Chile failed Friday in its latest attempt to have its South American rival Ecuador thrown out of soccer’s World Cup, another setback in a high-stakes campaign that threatened to alter the field for the sport’s showcase championship only two months before the tournament’s opening match.
An appeals committee at soccer’s governing body, FIFA, rejected Chile’s newest claim, agreeing with an earlier decision by a disciplinary panel to reject the contention that Ecuador had fielded an ineligible player in several qualification matches. The FIFA appeals panel provided few details on how it reached its decision, though it said the fact that Castillo held permanent Ecuadorean citizenship as justification for siding with the original verdict in the case.
The case involves the Ecuador defender Byron Castillo, who Chile contended was not only born in Colombia but also three years older than is stated on the documents used to identify him as Ecuadorean.

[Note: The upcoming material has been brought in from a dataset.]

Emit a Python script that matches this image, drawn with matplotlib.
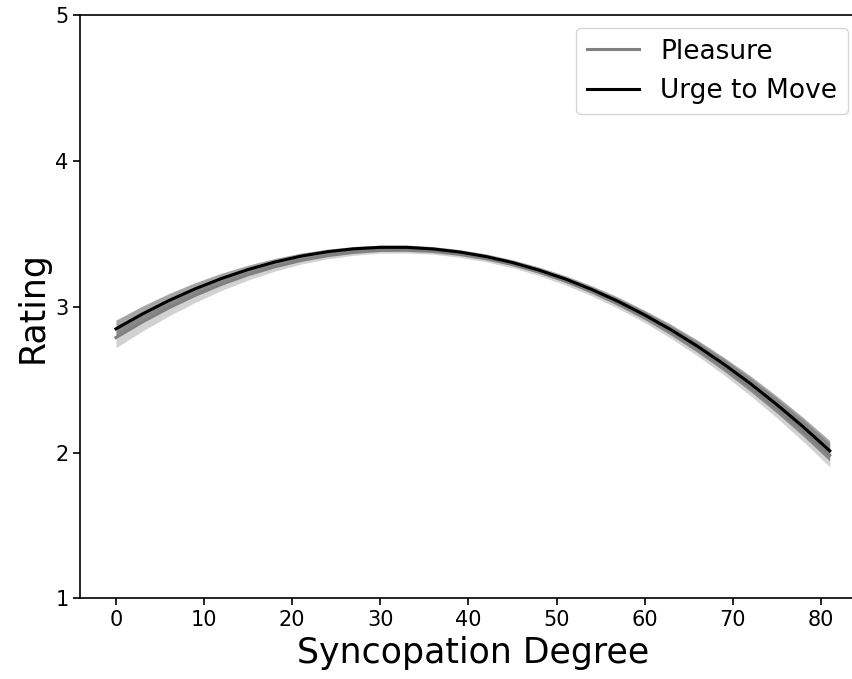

Chilean officials said they would make one final attempt to overturn the decision, and strip Ecuador of its place in the tournament, by appealing their latest defeat to the final arbiter of sports disputes, the Lausanne-based Court of Arbitration for Sport.

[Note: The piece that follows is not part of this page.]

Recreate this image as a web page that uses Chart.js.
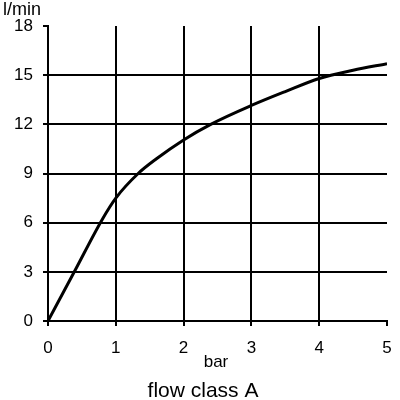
<!DOCTYPE html>
<html>
<head>
<meta charset="utf-8">
<script src="https://cdn.jsdelivr.net/npm/chart.js@4"></script>
<style>
  html, body { margin: 0; padding: 0; background: #fff; }
  #wrap { width: 400px; height: 400px; }
</style>
</head>
<body>
<div id="wrap"><canvas id="myChart" width="400" height="400"></canvas></div>
<script>
// flow curve, pressure (bar) vs flow (l/min)
const pressure = [0, 0.4, 0.8, 1.0, 1.33, 1.6, 2, 2.4, 3, 3.5, 4, 4.5, 5];
const flow = [0, 3.1, 6.2, 7.5, 9.0, 9.9, 11.05, 12, 13.15, 14.0, 14.8, 15.3, 15.7];
const yUnit = 'l/min';
const xUnit = 'bar';
const caption = 'flow class A';

const points = pressure.map(function(p, i) {
    return { x: p, y: flow[i] };
});

const FONT = '"Liberation Sans", Arial, sans-serif';

// axis titles and caption
const labelsPlugin = {
    id: 'labelsPlugin',
    afterDraw: function(chart) {
        const ctx = chart.ctx;
        ctx.save();
        ctx.fillStyle = '#000';
        ctx.textBaseline = 'alphabetic';
        ctx.font = '18px ' + FONT;
        ctx.textAlign = 'left';
        ctx.fillText(yUnit, 3, 15);
        ctx.textAlign = 'center';
        ctx.font = '17px ' + FONT;
        ctx.fillText(xUnit, 216, 367);
        ctx.font = '21px ' + FONT;
        ctx.fillText(caption, 203, 397);
        ctx.restore();
    }
};

const innerLine = function(lo, hi) {
    return function(ctx) {
        const v = ctx.tick ? ctx.tick.value : null;
        return (v > lo && v < hi) ? '#000' : 'rgba(0,0,0,0)';
    };
};

const config = {
    type: 'scatter',
    data: {
        datasets: [{
            data: points,
            showLine: true,
            borderColor: '#000',
            borderWidth: 3,
            pointRadius: 0,
            cubicInterpolationMode: 'monotone'
        }]
    },
    options: {
        responsive: false,
        animation: false,
        layout: {
            padding: { left: 0, top: 26, right: 13, bottom: 0 }
        },
        plugins: {
            legend: { display: false },
            tooltip: { enabled: false }
        },
        scales: {
            x: {
                type: 'linear',
                min: 0,
                max: 5,
                afterFit: function(scale) {
                    scale.height = 79;
                    scale.paddingLeft = 0;
                    scale.paddingRight = 0;
                },
                ticks: {
                    stepSize: 1,
                    color: '#000',
                    padding: 12,
                    maxRotation: 0,
                    font: { size: 17, family: FONT }
                },
                grid: {
                    color: innerLine(0, 5),
                    lineWidth: 2,
                    drawTicks: true,
                    tickLength: 5,
                    tickColor: '#000',
                    tickWidth: 2
                },
                border: { display: true, color: '#000', width: 2 }
            },
            y: {
                min: 0,
                max: 18,
                afterFit: function(scale) { scale.width = 48; },
                ticks: {
                    stepSize: 3,
                    color: '#000',
                    padding: 10,
                    font: { size: 17, family: FONT }
                },
                grid: {
                    color: innerLine(0, 18),
                    lineWidth: 2,
                    drawTicks: true,
                    tickLength: 5,
                    tickColor: '#000',
                    tickWidth: 2
                },
                border: { display: true, color: '#000', width: 2 }
            }
        }
    },
    plugins: [labelsPlugin]
};

var myChart = new Chart(document.getElementById('myChart'), config);
</script>
</body>
</html>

The fight over the eligibility of Castillo, who plays professionally in Mexico, has for months generated uncertainty over Ecuador’s place at the World Cup, which opens in November. One of four qualifiers from South America, Ecuador is scheduled to face host Qatar in the tournament’s opening game on Nov. 20.
Chile, which filed the appeal in conjunction with Peru’s federation, now has fought a public battle to denounce Ecuador and Castillo, has one last possibility to secure a verdict in its favor.
Under FIFA rules, fielding an ineligible player could result in a forfeit of any match in which an ineligible player took part.
Ecuador finished fourth in South America’s qualifying competition, claiming one of the continent’s four automatic places in the World Cup. But Chile had demanded that Ecuador forfeit the eight qualification games in which Castillo appeared, and that its opponents in those matches be granted three points per game. That outcome, Chilean officials had calculated, would rearrange the qualifying results in South America and lift Chile into fourth place, and into the World Cup, at Ecuador’s expense.
To support its claim that Castillo should not have been allowed to play for Ecuador, Chilean officials scoured public records and social media posts and hired media consultants in Europe to keep attention focused on its case, and its claims. Chile’s federation, meanwhile, sent to FIFA registry documents, including birth certificates and other evidence — even paperwork that, it said, proved where and when Castillo was baptized.
A FIFA disciplinary committee rejected the claims against Castillo and Ecuador in June, but the organization’s rules allowed Chile to make its case anew to an appeals body. The hearing took place via video conference on Thursday but Castillo did not take part.
In the days before the hearing, officials working on behalf of Chile’s federation unearthed excerpts from an interview Castillo provided in 2018 to investigators in Ecuador in which he appeared to confirm Chile’s claims.
Castillo’s background has been shrouded in questions for several years after a wider investigation into player registrations in Ecuador looked into hundreds of cases and resulted in punishments for at least 75 youth players found to have falsified records. Wary of a mistake that might jeopardize Ecuador’s World Cup hopes this year, officials from its national soccer federation had held off on selecting Castillo for the senior national team until this year.
Two years ago, in fact, the president of a special investigation commission convened by the federation appeared to suggest Castillo was Colombian, something that Chilean officials continued to argue they had substantiated.
The details of that case were likely known to FIFA when it made its initial ruling. Ecuador’s soccer federation finally selected Castillo after his nationality was recognized and formalized by judicial bodies there.
For FIFA, the lingering case has been an additional burden as it grapples with ongoing concerns about the preparedness for Qatar to stage the World Cup. It got an assist from Ecuador in August, when the country’s soccer federation agreed to a request that its game be moved a day earlier so that Qatar could play in the tournament opener on a day free of other matches.